[Data shown]
____
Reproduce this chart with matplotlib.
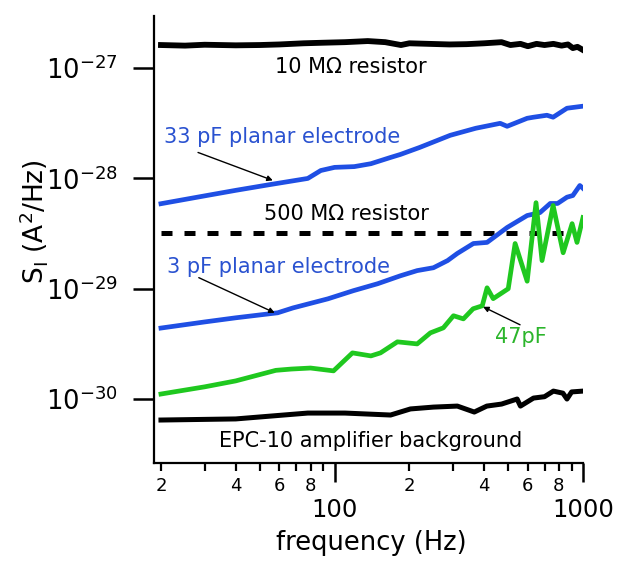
import matplotlib
matplotlib.use('Agg')
import matplotlib.pyplot as plt
from matplotlib.ticker import FixedLocator, FuncFormatter, NullLocator, LogFormatterMathtext

# noise spectra (frequency in Hz, S_I in A^2/Hz)
freq_10m = [20, 25, 30, 40, 50, 60, 75, 90, 110, 136, 160, 185, 200, 240, 290, 340,
            400, 470, 510, 560, 600, 650, 700, 760, 820, 870, 910, 950, 1000]
psd_10m = [1.62, 1.60, 1.63, 1.61, 1.62, 1.64, 1.68, 1.70, 1.72, 1.76, 1.72, 1.62, 1.68,
           1.66, 1.64, 1.65, 1.68, 1.72, 1.62, 1.66, 1.58, 1.66, 1.62, 1.66, 1.60, 1.64,
           1.52, 1.56, 1.46]  # x 1e-27

freq_500m = [20, 870]
psd_500m = [3.2, 3.2]  # x 1e-29

freq_33pf = [20, 30, 40, 55, 78, 88, 100, 120, 140, 168, 184, 220, 292, 370, 464, 495,
             596, 632, 716, 758, 862, 1000]
psd_33pf = [0.59, 0.695, 0.78, 0.88, 1.0, 1.18, 1.26, 1.28, 1.36, 1.55, 1.65, 1.91, 2.46,
            2.85, 3.16, 2.97, 3.51, 3.59, 3.74, 3.59, 4.33, 4.52]  # x 1e-28

freq_3pf = [20, 30, 40, 59, 68, 94, 119, 149, 184, 215, 250, 285, 312, 362, 411, 495,
            596, 671, 738, 790, 862, 910, 971, 1000]
psd_3pf = [0.44, 0.50, 0.545, 0.605, 0.67, 0.81, 0.96, 1.11, 1.31, 1.46, 1.55, 1.80, 2.09,
           2.57, 2.63, 3.59, 4.61, 4.90, 5.93, 5.93, 6.76, 7.0, 8.63, 8.13]  # x 1e-29

freq_47pf = [20, 30, 40, 58, 67, 80, 99, 118, 140, 153, 179, 215, 243, 274, 301, 330,
             361, 393, 411, 435, 500, 533, 596, 647, 684, 758, 832, 904, 946, 1000]
psd_47pf = [1.11, 1.29, 1.46, 1.82, 1.87, 1.91, 1.80, 2.62, 2.46, 2.62, 3.30, 3.16, 3.98,
            4.42, 5.69, 5.33, 6.58, 7.00, 10.2, 8.13, 10.0, 25.7, 11.7, 60.3, 18.0, 56.9,
            21.2, 38.9, 26.3, 44.2]  # x 1e-30

freq_epc = [20, 40, 78, 110, 168, 202, 250, 312, 365, 410, 470, 543, 560, 632, 700, 760,
            830, 862, 900, 1000]
psd_epc = [6.45, 6.6, 7.46, 7.46, 7.16, 8.13, 8.45, 8.63, 7.62, 8.63, 9.0, 10.0, 8.63,
           10.2, 10.5, 11.8, 11.3, 10.0, 11.6, 11.8]  # x 1e-31

major_x = [100, 1000]
minor_x = [20, 30, 40, 50, 60, 70, 80, 90, 200, 300, 400, 500, 600, 700, 800, 900]
labelled_minor = [2, 4, 6, 8]
major_y = [1e-30, 1e-29, 1e-28, 1e-27]

blue = '#1f4fe4'
blue_txt = '#2a52d0'
green = '#1fc81f'
green_txt = '#2bb52b'


def scaled(vals, scale):
    return [v * scale for v in vals]


fig = plt.figure(figsize=(6.24, 5.67), dpi=100)
ax = fig.add_axes([154 / 624, 1 - 463 / 567, (583 - 154) / 624, (463 - 16) / 567])

ax.plot(freq_10m, scaled(psd_10m, 1e-27), color='black', lw=4.2, solid_joinstyle='round')
ax.plot(freq_500m, scaled(psd_500m, 1e-29), color='black', lw=3.6, dashes=(2.2, 2.4))
ax.plot(freq_33pf, scaled(psd_33pf, 1e-28), color=blue, lw=3.4, solid_joinstyle='round')
ax.plot(freq_3pf, scaled(psd_3pf, 1e-29), color=blue, lw=3.4, solid_joinstyle='round')
ax.plot(freq_47pf, scaled(psd_47pf, 1e-30), color=green, lw=3.4, solid_joinstyle='round')
ax.plot(freq_epc, scaled(psd_epc, 1e-31), color='black', lw=3.6, solid_joinstyle='round')

ax.set_xscale('log')
ax.set_yscale('log')
ax.set_xlim(18.75, 1000)
ax.set_ylim(2.63e-31, 2.97e-27)

# axes look: only left and bottom lines
for s in ['top', 'right']:
    ax.spines[s].set_visible(False)
for s in ['left', 'bottom']:
    ax.spines[s].set_linewidth(1.6)

ax.xaxis.set_major_locator(FixedLocator(major_x))
ax.xaxis.set_major_formatter(FuncFormatter(lambda v, p: '%d' % v))
ax.xaxis.set_minor_locator(FixedLocator(minor_x))


def minor_fmt(v, p):
    d = int(round(v / 10 ** int(len(str(int(round(v)))) - 1)))
    return str(d) if d in labelled_minor else ''


ax.xaxis.set_minor_formatter(FuncFormatter(minor_fmt))
ax.yaxis.set_major_locator(FixedLocator(major_y))
ax.yaxis.set_major_formatter(LogFormatterMathtext())
ax.yaxis.set_minor_locator(NullLocator())

ax.tick_params(axis='x', which='major', direction='out', length=13.5, width=1.8,
               labelsize=17.5, pad=12)
ax.tick_params(axis='x', which='minor', direction='out', length=6, width=1.6,
               labelsize=13, pad=4)
ax.tick_params(axis='y', which='major', direction='out', length=15, width=1.8,
               labelsize=18.5, pad=11)

ax.set_xlabel('frequency (Hz)', fontsize=18.5)
ax.xaxis.set_label_coords(0.506, -0.15)
fig.text(34 / 624, 1 - 222 / 567, r'S$_\mathregular{I}$ (A$^\mathregular{2}$/Hz)',
         rotation=90, ha='center', va='center', fontsize=19)

# curve labels
ax.text(116, 9.0e-28, '10 M\u03a9 resistor', ha='center', va='baseline', fontsize=15)
ax.text(61.3, 2.08e-28, '33 pF planar electrode', ha='center', va='baseline',
        fontsize=15, color=blue_txt)
ax.text(111.7, 4.24e-29, '500 M\u03a9 resistor', ha='center', va='baseline', fontsize=15)
ax.text(59.6, 1.40e-29, '3 pF planar electrode', ha='center', va='baseline',
        fontsize=15, color=blue_txt)
ax.text(443.6, 3.23e-30, '47pF', ha='left', va='baseline', fontsize=15, color=green_txt)
ax.text(139.5, 3.67e-31, 'EPC-10 amplifier background', ha='center', va='baseline',
        fontsize=15)

arrow = dict(arrowstyle='-|>', color='black', lw=1.0, mutation_scale=8, shrinkA=0, shrinkB=0)
ax.annotate('', xy=(56.4, 9.6e-29), xytext=(28.2, 1.72e-28), arrowprops=arrow)
ax.annotate('', xy=(57.4, 6.05e-30), xytext=(28.4, 1.26e-29), arrowprops=arrow)
ax.annotate('', xy=(396, 6.86e-30), xytext=(558, 4.71e-30), arrowprops=arrow)

fig.savefig('out.png', dpi=100)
____
[Request] Write out again exactly the lines from the start of the data above through the line containing "2.85, 3.16, 2.97, 3.51, 3.59, 3.74, 3.59, 4.33, 4.52]", inclusive, excluding any pictures.

[Written answer]
Reproduce this chart with matplotlib.
import matplotlib
matplotlib.use('Agg')
import matplotlib.pyplot as plt
from matplotlib.ticker import FixedLocator, FuncFormatter, NullLocator, LogFormatterMathtext

# noise spectra (frequency in Hz, S_I in A^2/Hz)
freq_10m = [20, 25, 30, 40, 50, 60, 75, 90, 110, 136, 160, 185, 200, 240, 290, 340,
            400, 470, 510, 560, 600, 650, 700, 760, 820, 870, 910, 950, 1000]
psd_10m = [1.62, 1.60, 1.63, 1.61, 1.62, 1.64, 1.68, 1.70, 1.72, 1.76, 1.72, 1.62, 1.68,
           1.66, 1.64, 1.65, 1.68, 1.72, 1.62, 1.66, 1.58, 1.66, 1.62, 1.66, 1.60, 1.64,
           1.52, 1.56, 1.46]  # x 1e-27

freq_500m = [20, 870]
psd_500m = [3.2, 3.2]  # x 1e-29

freq_33pf = [20, 30, 40, 55, 78, 88, 100, 120, 140, 168, 184, 220, 292, 370, 464, 495,
             596, 632, 716, 758, 862, 1000]
psd_33pf = [0.59, 0.695, 0.78, 0.88, 1.0, 1.18, 1.26, 1.28, 1.36, 1.55, 1.65, 1.91, 2.46,
            2.85, 3.16, 2.97, 3.51, 3.59, 3.74, 3.59, 4.33, 4.52]  # x 1e-28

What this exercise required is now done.